WHAT IS NEEDED → Omit images. Retype all entries verbatim.

Source code of charts

☆ ☆ ☆ ☆

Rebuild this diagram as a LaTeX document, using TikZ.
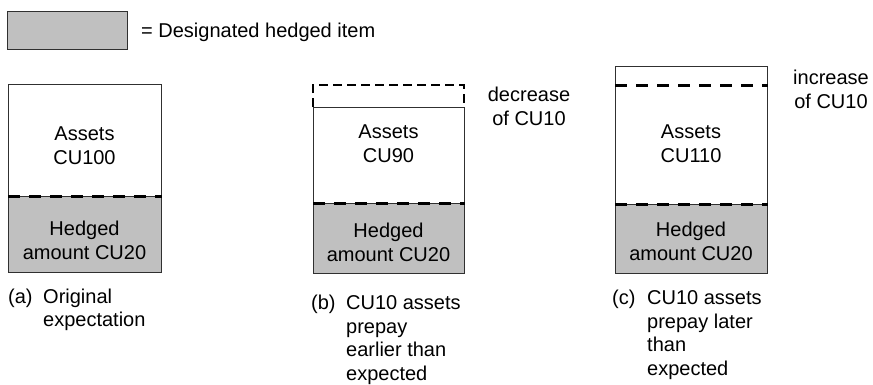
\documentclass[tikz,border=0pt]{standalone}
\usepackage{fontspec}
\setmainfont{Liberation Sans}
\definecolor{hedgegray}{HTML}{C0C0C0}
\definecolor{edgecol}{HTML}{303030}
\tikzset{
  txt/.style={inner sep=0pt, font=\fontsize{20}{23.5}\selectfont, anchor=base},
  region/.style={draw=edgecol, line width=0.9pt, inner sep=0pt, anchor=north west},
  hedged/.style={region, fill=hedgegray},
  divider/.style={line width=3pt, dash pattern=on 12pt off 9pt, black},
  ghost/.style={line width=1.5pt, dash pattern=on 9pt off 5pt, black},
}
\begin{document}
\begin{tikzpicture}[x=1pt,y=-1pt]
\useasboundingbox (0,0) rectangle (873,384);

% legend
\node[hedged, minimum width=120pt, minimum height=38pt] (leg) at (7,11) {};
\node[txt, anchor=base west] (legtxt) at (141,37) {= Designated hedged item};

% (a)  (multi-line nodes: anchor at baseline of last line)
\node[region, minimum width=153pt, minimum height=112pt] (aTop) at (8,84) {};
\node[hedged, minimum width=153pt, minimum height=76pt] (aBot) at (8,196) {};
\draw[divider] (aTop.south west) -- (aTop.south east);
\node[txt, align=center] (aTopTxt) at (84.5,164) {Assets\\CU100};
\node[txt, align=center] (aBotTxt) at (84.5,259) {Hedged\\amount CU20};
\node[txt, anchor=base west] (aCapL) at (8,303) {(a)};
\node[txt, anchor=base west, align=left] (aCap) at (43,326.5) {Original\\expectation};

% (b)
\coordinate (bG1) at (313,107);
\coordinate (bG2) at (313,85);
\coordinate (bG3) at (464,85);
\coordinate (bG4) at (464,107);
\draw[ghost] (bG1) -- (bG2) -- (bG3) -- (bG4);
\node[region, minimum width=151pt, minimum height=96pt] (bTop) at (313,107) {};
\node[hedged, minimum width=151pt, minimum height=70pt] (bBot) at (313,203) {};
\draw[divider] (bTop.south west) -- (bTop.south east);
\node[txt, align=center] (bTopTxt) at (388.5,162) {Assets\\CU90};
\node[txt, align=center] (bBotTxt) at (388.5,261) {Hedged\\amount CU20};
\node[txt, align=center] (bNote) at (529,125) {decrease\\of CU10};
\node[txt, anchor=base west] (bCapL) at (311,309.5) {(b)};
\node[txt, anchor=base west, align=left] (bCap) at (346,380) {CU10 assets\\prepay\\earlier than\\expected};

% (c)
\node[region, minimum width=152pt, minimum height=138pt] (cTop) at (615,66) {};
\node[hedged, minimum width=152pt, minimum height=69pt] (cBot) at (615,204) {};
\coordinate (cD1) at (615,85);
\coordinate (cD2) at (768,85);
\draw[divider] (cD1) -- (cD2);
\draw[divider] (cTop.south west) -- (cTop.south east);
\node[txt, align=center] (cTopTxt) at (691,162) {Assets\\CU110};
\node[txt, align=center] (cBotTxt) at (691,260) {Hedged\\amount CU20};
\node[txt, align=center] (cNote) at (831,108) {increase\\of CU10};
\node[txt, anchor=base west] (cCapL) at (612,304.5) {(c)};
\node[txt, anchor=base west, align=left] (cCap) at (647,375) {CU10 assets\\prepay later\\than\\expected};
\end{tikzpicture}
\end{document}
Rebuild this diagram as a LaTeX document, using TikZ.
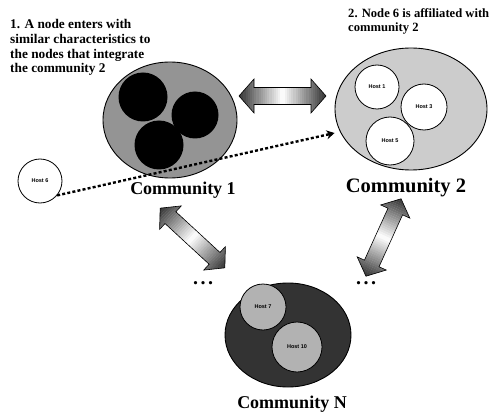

☆ ☆ ☆ ☆

CORRECT RESPONSE →
Rebuild this diagram as a LaTeX document, using TikZ.
\documentclass[tikz,border=0pt]{standalone}
\usepackage{fontspec}
\setmainfont{Liberation Sans}
\definecolor{hedgegray}{HTML}{C0C0C0}
\definecolor{edgecol}{HTML}{303030}
\tikzset{
  txt/.style={inner sep=0pt, font=\fontsize{20}{23.5}\selectfont, anchor=base},
  region/.style={draw=edgecol, line width=0.9pt, inner sep=0pt, anchor=north west},
  hedged/.style={region, fill=hedgegray},
  divider/.style={line width=3pt, dash pattern=on 12pt off 9pt, black},
  ghost/.style={line width=1.5pt, dash pattern=on 9pt off 5pt, black},
}
\begin{document}
\begin{tikzpicture}[x=1pt,y=-1pt]
\useasboundingbox (0,0) rectangle (873,384);

% legend
\node[hedged, minimum width=120pt, minimum height=38pt] (leg) at (7,11) {};
\node[txt, anchor=base west] (legtxt) at (141,37) {= Designated hedged item};

% (a)  (multi-line nodes: anchor at baseline of last line)
\node[region, minimum width=153pt, minimum height=112pt] (aTop) at (8,84) {};
\node[hedged, minimum width=153pt, minimum height=76pt] (aBot) at (8,196) {};
\draw[divider] (aTop.south west) -- (aTop.south east);
\node[txt, align=center] (aTopTxt) at (84.5,164) {Assets\\CU100};
\node[txt, align=center] (aBotTxt) at (84.5,259) {Hedged\\amount CU20};
\node[txt, anchor=base west] (aCapL) at (8,303) {(a)};
\node[txt, anchor=base west, align=left] (aCap) at (43,326.5) {Original\\expectation};

% (b)
\coordinate (bG1) at (313,107);
\coordinate (bG2) at (313,85);
\coordinate (bG3) at (464,85);
\coordinate (bG4) at (464,107);
\draw[ghost] (bG1) -- (bG2) -- (bG3) -- (bG4);
\node[region, minimum width=151pt, minimum height=96pt] (bTop) at (313,107) {};
\node[hedged, minimum width=151pt, minimum height=70pt] (bBot) at (313,203) {};
\draw[divider] (bTop.south west) -- (bTop.south east);
\node[txt, align=center] (bTopTxt) at (388.5,162) {Assets\\CU90};
\node[txt, align=center] (bBotTxt) at (388.5,261) {Hedged\\amount CU20};
\node[txt, align=center] (bNote) at (529,125) {decrease\\of CU10};
\node[txt, anchor=base west] (bCapL) at (311,309.5) {(b)};
\node[txt, anchor=base west, align=left] (bCap) at (346,380) {CU10 assets\\prepay\\earlier than\\expected};

% (c)
\node[region, minimum width=152pt, minimum height=138pt] (cTop) at (615,66) {};
\node[hedged, minimum width=152pt, minimum height=69pt] (cBot) at (615,204) {};
\coordinate (cD1) at (615,85);
\coordinate (cD2) at (768,85);
\draw[divider] (cD1) -- (cD2);
\draw[divider] (cTop.south west) -- (cTop.south east);
\node[txt, align=center] (cTopTxt) at (691,162) {Assets\\CU110};
\node[txt, align=center] (cBotTxt) at (691,260) {Hedged\\amount CU20};
\node[txt, align=center] (cNote) at (831,108) {increase\\of CU10};
\node[txt, anchor=base west] (cCapL) at (612,304.5) {(c)};
\node[txt, anchor=base west, align=left] (cCap) at (647,375) {CU10 assets\\prepay later\\than\\expected};
\end{tikzpicture}
\end{document}
Rebuild this diagram as a LaTeX document, using TikZ.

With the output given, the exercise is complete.